Significance of the study
Alexander Flesken-Nikitin, professor of pathology and director of the Cornell Stem Cell Program, shared that knowing which genes are necessary for initiating a highly aggressive form of ovarian cancer and which are the cells of origin can be “powerful information” not just in studying ovarian cancer but other types of cancer as well. This is because the cancer driver screening method they used can be applied in answering the same kinds of questions for cancers in other tissues and organs and cells.
Schimenti added that their findings can be particularly helpful for patients diagnosed with ovarian cancer, who have their tumors sequenced for genetic data and biopsied. Before their study, researchers may know which genes have mutated but they wouldn’t recognize what role these genes played. Now, they can tell which genes are important. Eventually, it will also help develop drugs that will target those mutated genes that are causing cancer.
Ovarian cancer statistics
According to the American Institute for Cancer Research, ovarian cancer is the eighth most commonly occurring cancer in women. In 2018, there were nearly 300,000 new cases of ovarian cancer and the top countries with the highest rates of ovarian cancer were Serbia (16.6 age-standardized rates per 100,000), Brunei (16.0), Belarus (15.4), Poland (14.7), and Latvia (14.3).
Meanwhile, the World Ovarian Cancer Coalition compared the survival statistics of ovarian cancer with those of breast, endometrial, and cervical cancer. The figures have been extracted from research that looked at 10, 5, and 1-year survival among the common types of cancer in people diagnosed in Wales and England for 40 years until 2011. The 5-year survival rate of breast cancer is 87%, endometrial 79%, cervical 67%, and ovarian 46%.
Annual cancer deaths, by cancer type
The annual cancer deaths, by cancer type measured as the total number of deaths in both sexes across all age categories, were also published by Our World in Data.

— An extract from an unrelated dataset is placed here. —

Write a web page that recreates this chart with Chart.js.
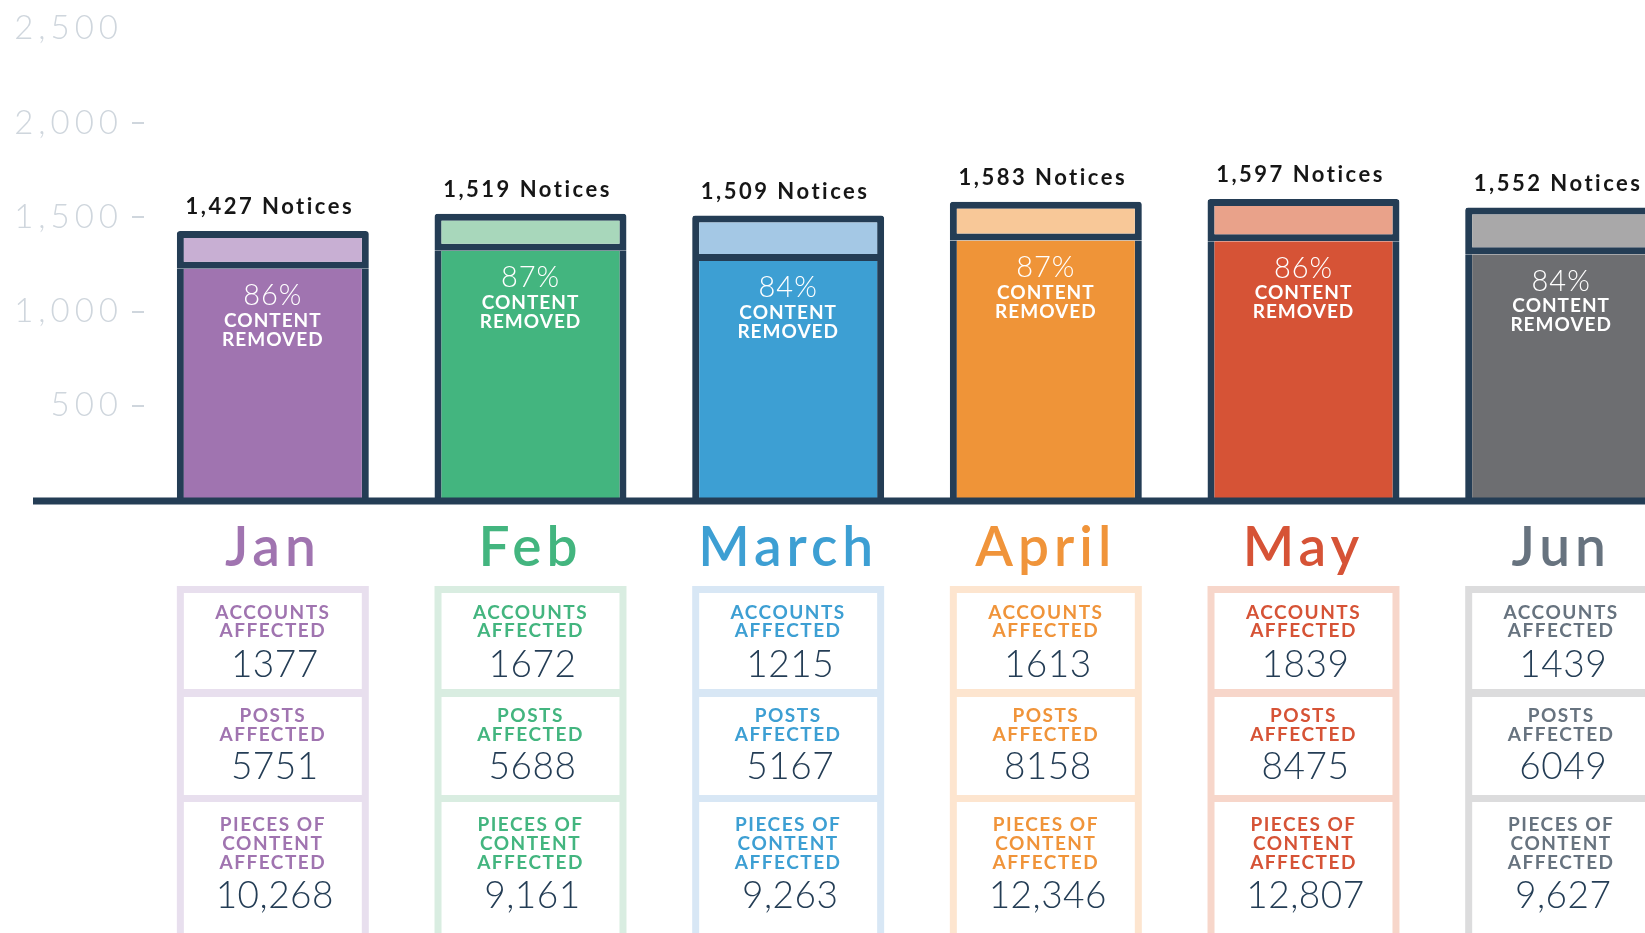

In 2016, the global cancer deaths, by type were as follows: gallbladder cancer (101,834.00), Larynx cancer (111,044.00), other pharynx cancer (118,630.00), kidney cancer (131,800.00), ovarian cancer (165,041.00), lip and oral cavity cancer (176,489.00), bladder cancer (186,199.00), brain and nervous system cancer (227,039.00), non-Hodgkin lymphoma (239,580.00), and cervical cancer (247,160.00), among others.
In general, two-thirds of women diagnosed with ovarian cancer are 55 years old or older. Some common risk factors for ovarian cancer include genetics (family history, genetic mutations, Lynch syndrome and Peutz-Jeghers syndrome) and previous conditions (childbearing status, birth control use, and gynecologic surgery).
The American Cancer Society said there are several ways in which one can reduce their risk of developing the most common type of ovarian cancer, epithelial ovarian cancer. For example, the use of birth control pills decreases the risk of developing ovarian cancer for BRCA mutation carriers and average-risk women. Both hysterectomy and tubal ligation also reduce the chance of developing certain types of cancer although these operations should only be performed for the effect on ovarian cancer risk but valid medical reasons.
Schimenti and the team’s study is important as it will help pave the way to develop effective and safe methods to detect, diagnose, and ultimately cure ovarian cancer.